🔪 The Sharp Bits 🔪#

Read ahead for some pitfalls, counter-intuitive behavior, and sharp edges that we had to introduce in order to make this work.

Parallelization#

Netket computations run mostly via Jax’s XLA. Compared to NetKet 2, this means that we can automatically benefit from multiple CPUs without having to use MPI. This is because mathematical operations such as matrix multiplications and overs will be split into sub-chunks and distributed across different cpus. This behaviour is triggered only for matrices/vectors above a certain size, and will not perform particularly good for small matrices or if you have many cpu cores. To disable this behaviour, refer to Jax#743, which mainly suggest defining the two env variables:

export XLA_FLAGS="--xla_cpu_multi_thread_eigen=false intra_op_parallelism_threads=1"

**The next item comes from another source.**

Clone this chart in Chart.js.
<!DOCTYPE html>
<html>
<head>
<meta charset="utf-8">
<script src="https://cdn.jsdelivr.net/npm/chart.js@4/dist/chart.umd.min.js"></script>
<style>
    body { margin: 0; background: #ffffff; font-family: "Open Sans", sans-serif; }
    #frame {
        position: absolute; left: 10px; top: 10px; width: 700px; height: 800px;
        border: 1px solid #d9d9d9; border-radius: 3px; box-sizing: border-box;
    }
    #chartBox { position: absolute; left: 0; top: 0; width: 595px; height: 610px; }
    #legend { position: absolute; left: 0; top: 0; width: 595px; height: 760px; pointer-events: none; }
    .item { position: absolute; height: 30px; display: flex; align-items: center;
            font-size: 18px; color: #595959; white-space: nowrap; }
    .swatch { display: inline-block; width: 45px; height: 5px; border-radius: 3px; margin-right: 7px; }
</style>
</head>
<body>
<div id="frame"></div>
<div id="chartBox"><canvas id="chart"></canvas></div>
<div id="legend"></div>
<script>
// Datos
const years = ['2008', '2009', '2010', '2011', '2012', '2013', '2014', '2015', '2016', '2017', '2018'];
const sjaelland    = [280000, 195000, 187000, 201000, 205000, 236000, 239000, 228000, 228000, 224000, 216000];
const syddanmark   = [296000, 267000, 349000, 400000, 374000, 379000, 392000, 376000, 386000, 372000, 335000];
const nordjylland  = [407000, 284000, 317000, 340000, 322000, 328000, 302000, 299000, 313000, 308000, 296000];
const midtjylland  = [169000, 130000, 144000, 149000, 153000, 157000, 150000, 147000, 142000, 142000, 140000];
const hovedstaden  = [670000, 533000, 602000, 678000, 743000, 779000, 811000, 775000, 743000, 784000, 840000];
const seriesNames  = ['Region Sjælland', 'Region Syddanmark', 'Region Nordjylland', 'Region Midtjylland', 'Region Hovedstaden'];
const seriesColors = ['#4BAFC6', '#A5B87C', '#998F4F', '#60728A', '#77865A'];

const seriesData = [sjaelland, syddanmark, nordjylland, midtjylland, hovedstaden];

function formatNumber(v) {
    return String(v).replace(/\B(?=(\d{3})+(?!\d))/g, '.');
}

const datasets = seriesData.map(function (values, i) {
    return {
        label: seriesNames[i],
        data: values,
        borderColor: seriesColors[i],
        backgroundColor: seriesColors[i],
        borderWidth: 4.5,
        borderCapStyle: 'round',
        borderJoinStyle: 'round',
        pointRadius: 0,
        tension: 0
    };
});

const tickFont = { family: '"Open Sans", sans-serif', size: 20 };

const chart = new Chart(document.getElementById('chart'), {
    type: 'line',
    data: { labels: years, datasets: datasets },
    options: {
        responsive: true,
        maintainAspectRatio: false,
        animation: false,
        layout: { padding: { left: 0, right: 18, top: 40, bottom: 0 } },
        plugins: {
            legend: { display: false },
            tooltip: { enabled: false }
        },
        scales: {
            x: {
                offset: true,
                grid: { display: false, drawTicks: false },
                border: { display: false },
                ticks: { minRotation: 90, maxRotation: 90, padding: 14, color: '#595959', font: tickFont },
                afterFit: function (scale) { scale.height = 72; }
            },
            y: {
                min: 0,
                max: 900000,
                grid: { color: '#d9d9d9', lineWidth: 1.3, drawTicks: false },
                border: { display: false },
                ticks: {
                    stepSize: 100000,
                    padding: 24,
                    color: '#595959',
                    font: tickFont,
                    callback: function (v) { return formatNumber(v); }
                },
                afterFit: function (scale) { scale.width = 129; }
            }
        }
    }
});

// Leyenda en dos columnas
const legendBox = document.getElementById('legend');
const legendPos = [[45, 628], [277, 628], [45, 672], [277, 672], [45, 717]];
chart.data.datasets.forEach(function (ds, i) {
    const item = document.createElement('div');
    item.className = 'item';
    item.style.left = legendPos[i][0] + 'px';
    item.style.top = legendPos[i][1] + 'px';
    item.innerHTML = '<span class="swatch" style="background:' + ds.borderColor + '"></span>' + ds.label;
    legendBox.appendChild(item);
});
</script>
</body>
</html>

Usually we have noticed that the best performance is achieved by combining both BLAS parallelism and MPI, for example by guaranteeing between 2-4 (depending on your problem size) cpus to every MPI thread.

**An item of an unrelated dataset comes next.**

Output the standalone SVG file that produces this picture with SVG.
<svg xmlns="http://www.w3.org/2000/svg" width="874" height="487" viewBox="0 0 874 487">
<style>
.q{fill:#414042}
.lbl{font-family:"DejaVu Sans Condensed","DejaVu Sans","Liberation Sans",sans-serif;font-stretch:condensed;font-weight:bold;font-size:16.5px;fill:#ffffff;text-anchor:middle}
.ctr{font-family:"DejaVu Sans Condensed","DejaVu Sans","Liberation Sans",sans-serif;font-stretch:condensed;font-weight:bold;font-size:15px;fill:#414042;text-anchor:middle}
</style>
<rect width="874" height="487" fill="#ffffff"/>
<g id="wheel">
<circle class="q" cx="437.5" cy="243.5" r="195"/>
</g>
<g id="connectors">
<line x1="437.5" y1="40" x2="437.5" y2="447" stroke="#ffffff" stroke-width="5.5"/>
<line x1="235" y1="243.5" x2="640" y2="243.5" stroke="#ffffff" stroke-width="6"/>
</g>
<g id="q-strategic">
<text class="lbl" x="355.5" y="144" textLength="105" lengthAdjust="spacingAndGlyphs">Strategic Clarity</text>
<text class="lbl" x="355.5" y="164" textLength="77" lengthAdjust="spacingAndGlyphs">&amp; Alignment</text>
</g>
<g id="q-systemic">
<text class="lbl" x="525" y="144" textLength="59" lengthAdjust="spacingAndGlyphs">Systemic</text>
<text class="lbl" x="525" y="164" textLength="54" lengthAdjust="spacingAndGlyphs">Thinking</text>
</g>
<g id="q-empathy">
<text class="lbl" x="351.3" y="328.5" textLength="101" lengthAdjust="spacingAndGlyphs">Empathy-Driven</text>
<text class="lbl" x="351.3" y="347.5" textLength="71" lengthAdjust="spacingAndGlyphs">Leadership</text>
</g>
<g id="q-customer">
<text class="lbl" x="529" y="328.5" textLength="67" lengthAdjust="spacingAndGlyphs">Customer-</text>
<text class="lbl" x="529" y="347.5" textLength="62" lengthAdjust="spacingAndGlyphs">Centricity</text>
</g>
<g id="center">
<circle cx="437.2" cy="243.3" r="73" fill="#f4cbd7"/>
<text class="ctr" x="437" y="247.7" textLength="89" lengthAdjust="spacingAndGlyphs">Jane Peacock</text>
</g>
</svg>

Note that when using netket it is crucial to run Python with the same implementation and version of MPI that the mpi4py module is compiled against. If you encounter issues, you can check whether your MPI environment is set up properly by running:

$ mpirun -np 2 python3 -m netket.tools.check_mpi
mpi4py_available             : True
mpi4jax_available            : True
available_cpus (rank 0)       : 12
n_nodes                      : 1
mpi4py | MPI version         : (3, 1)
mpi4py | MPI library_version : Open MPI v4.1.0, package: Open MPI brew@BigSur Distribution, ident: 4.1.0,  repo rev: v4.1.0, Dec 18, 2020

This should print some basic information about the MPI installation and, in particular, pick up the correct n_nodes. If you get the same output multiple times, each with n_nodes : 1, this is a clear sign that your MPI setup is broken. The tool above also reports the number of (logical) CPUs that might be subscribed by Jax on every independent MPI rank during linear algebra operations. Be mindfull that Jax, in general, is like an invasive plant and tends to use all resources that he can access, and the environment variables above might not prevent it from making use of the available_cpus. On Mac it is not possible to control this number. On Linux it can be controlled using taskset or --bind-to core when using mpirun.

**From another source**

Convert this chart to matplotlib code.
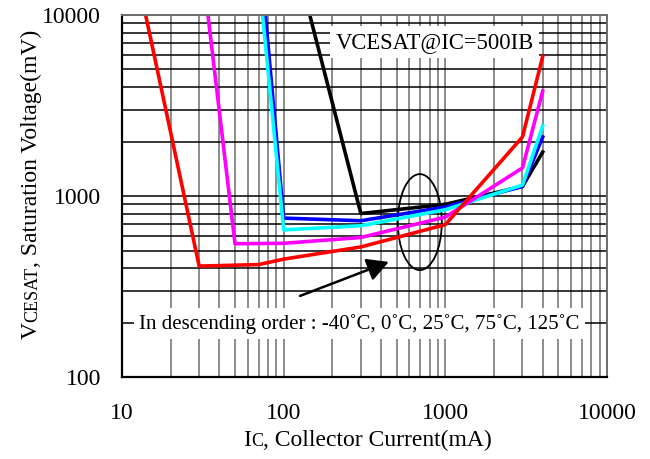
import matplotlib
matplotlib.use("Agg")
import matplotlib.pyplot as plt
from matplotlib.patches import Ellipse
from matplotlib.ticker import FixedLocator, NullFormatter

plt.rcParams['font.family'] = ['Liberation Serif', 'DejaVu Serif']

# Collector current (mA) and saturation voltage (mV) per temperature
ic_black = [145, 300, 1000, 3000, 4000]
vce_black = [10000, 800, 900, 1130, 1750]

ic_blue = [77, 100, 300, 1000, 3000, 4000]
vce_blue = [10000, 755, 730, 870, 1130, 2120]

ic_cyan = [74, 100, 300, 1000, 3000, 4000]
vce_cyan = [10000, 650, 685, 840, 1150, 2440]

ic_magenta = [34, 50, 100, 300, 1000, 3000, 4000]
vce_magenta = [10000, 545, 548, 590, 765, 1430, 3800]

ic_red = [14, 30, 70, 100, 300, 1000, 3000, 4000]
vce_red = [10000, 410, 418, 448, 523, 695, 2120, 5900]

x_ticks = [10, 100, 1000, 10000]
y_ticks = [100, 1000, 10000]

# label pieces: (text, fontsize) to mimic the small caps of the datasheet
xlabel_parts = [('I', 17), ('C', 13), (', Collector Current(mA)', 17)]
ylabel_parts = [('V', 17), ('CESAT', 13), (', Saturation Voltage(mV)', 17)]


def setup_axes(ax):
    """Log-log axes with the dense datasheet grid."""
    ax.set_xscale('log')
    ax.set_yscale('log')
    ax.set_xlim(10, 10000)
    ax.set_ylim(100, 10000)

    ax.xaxis.set_major_locator(FixedLocator(x_ticks))
    ax.yaxis.set_major_locator(FixedLocator(y_ticks))
    ax.set_xticklabels([str(t) for t in x_ticks])
    ax.set_yticklabels([str(t) for t in y_ticks])
    ax.xaxis.set_minor_formatter(NullFormatter())
    ax.yaxis.set_minor_formatter(NullFormatter())

    ax.grid(True, which='both', axis='x', color='#6e6e6e', lw=1.1)
    ax.grid(True, which='both', axis='y', color='black', lw=1.1)
    ax.set_axisbelow(True)

    ax.tick_params(which='both', length=0, labelsize=17)
    ax.tick_params(axis='x', pad=19)
    ax.tick_params(axis='y', pad=15)
    for side in ['left', 'bottom']:
        ax.spines[side].set_color('black')
        ax.spines[side].set_linewidth(1.6)
    for side in ['top', 'right']:
        ax.spines[side].set_color('#6e6e6e')
        ax.spines[side].set_linewidth(1.4)


def draw_pieces(fig, parts, x, y, rotation=0):
    """Draw text pieces on a shared baseline, centred on (x, y) in figure coords."""
    renderer = fig.canvas.get_renderer()
    W, H = fig.bbox.width, fig.bbox.height
    texts = [fig.text(0, 0, s, fontsize=size, rotation=rotation,
                      rotation_mode='anchor', ha='left', va='baseline')
             for s, size in parts]
    lengths = []
    for t in texts:
        bb = t.get_window_extent(renderer)
        lengths.append(bb.height if rotation else bb.width)
    pos = -sum(lengths) / 2
    for t, length in zip(texts, lengths):
        if rotation:
            t.set_position((x, y + pos / H))
        else:
            t.set_position((x + pos / W, y))
        pos += length


def main():
    fig = plt.figure(figsize=(6.5, 4.59), dpi=100)
    ax = fig.add_axes([0.1877, 0.1786, 0.7462, 0.7887])
    setup_axes(ax)

    lw = 2.6
    ax.plot(ic_black, vce_black, color='black', lw=lw)
    ax.plot(ic_blue, vce_blue, color='#0000ff', lw=lw)
    ax.plot(ic_cyan, vce_cyan, color='#00ffff', lw=lw)
    ax.plot(ic_magenta, vce_magenta, color='#ff00ff', lw=lw)
    ax.plot(ic_red, vce_red, color='#ff0000', lw=lw)

    # Annotations
    ax.text(0.44, 0.925, 'VCESAT@IC=500IB', transform=ax.transAxes,
            fontsize=16.3, ha='left', va='center',
            bbox=dict(facecolor='white', edgecolor='none', pad=4))
    ax.text(0.49, 0.147, 'In descending order : -40\u02daC, 0\u02daC, 25\u02daC, 75\u02daC, 125\u02daC',
            transform=ax.transAxes, fontsize=15, ha='center', va='center',
            bbox=dict(facecolor='white', edgecolor='none', pad=4))

    ax.add_patch(Ellipse((0.614, 0.428), 0.0907, 0.265, transform=ax.transAxes,
                         fill=False, edgecolor='black', lw=1.3))
    ax.annotate('', xy=(0.55, 0.318), xytext=(0.367, 0.224),
                xycoords='axes fraction', textcoords='axes fraction',
                arrowprops=dict(arrowstyle='-|>,head_length=1.3,head_width=0.7',
                                color='black', lw=1.8, shrinkA=0, shrinkB=0))

    draw_pieces(fig, xlabel_parts, 0.565, 0.028)
    draw_pieces(fig, ylabel_parts, 0.057, 0.599, rotation=90)

    fig.savefig('out.png', dpi=100)


if __name__ == "__main__":
    main()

Running on CPU when GPUs are present#

If you have the CUDA version of jaxlib installed, then computations will, by default, run on the GPU. For small systems this will be very inefficient. To check if this is the case, run the following code:

import jax
print(jax.devices())

If the output is [CpuDevice(id=0)], then computations will run by default on the CPU, if instead you see something like [GpuDevice(id=0)] computations will run on the GPU.

To force Jax/XLA to run computations on the CPU, set the environment variable

export JAX_PLATFORM_NAME="cpu"

Using GPUs#

Jax supports GPUs, so your calculations should run fine on GPU, however there are a few gotchas:

  • GPUs have a much higher overhead, therefore you will see very bad performance at small system size (typically below 40 spins)

  • Not all Metropolis Transition Rules work on GPUs. To go around that, those rules have been rewritten in numpy in order to run on the cpu, therefore you might need to use netket.sampler.MetropolisSamplerNumpy instead of netket.sampler.MetropolisSampler.

Eventually we would like the selection to be automatic, but this has not yet been implemented.

Please open tickets if you find issues!

NaNs in training and loss of precision#

If you find NaNs while training, especially if you are using your own model, there might be a few reasons:

  • It might simply be a precision issue, as you might be using single precision (np.float32, np.complex64) instead of double precision (np.float64, np.complex128). Be careful that if you use float and complex as dtype, they will not always behave as you expect! They are known as weak dtypes, and when multiplied by a single-precision number they will be converted to single precision. This issue might manifest especially when using Flax, which respects type promotion, as opposed to jax.example_libraries.stax, which does not.

  • Check the initial parameters. In the NetKet 2 models were always initialized with weights normally distributed. In Netket 3, netket.nn layers use the same default (normal distribution with standard deviation 0.01) but if you use general flax layers they might use different initializers. different initialisation distributions have particularly strong effects when working with complex-valued models. A good way to enforce the same distribution across all your weights, similar to NetKet 2 behaviour, is to use init_parameters().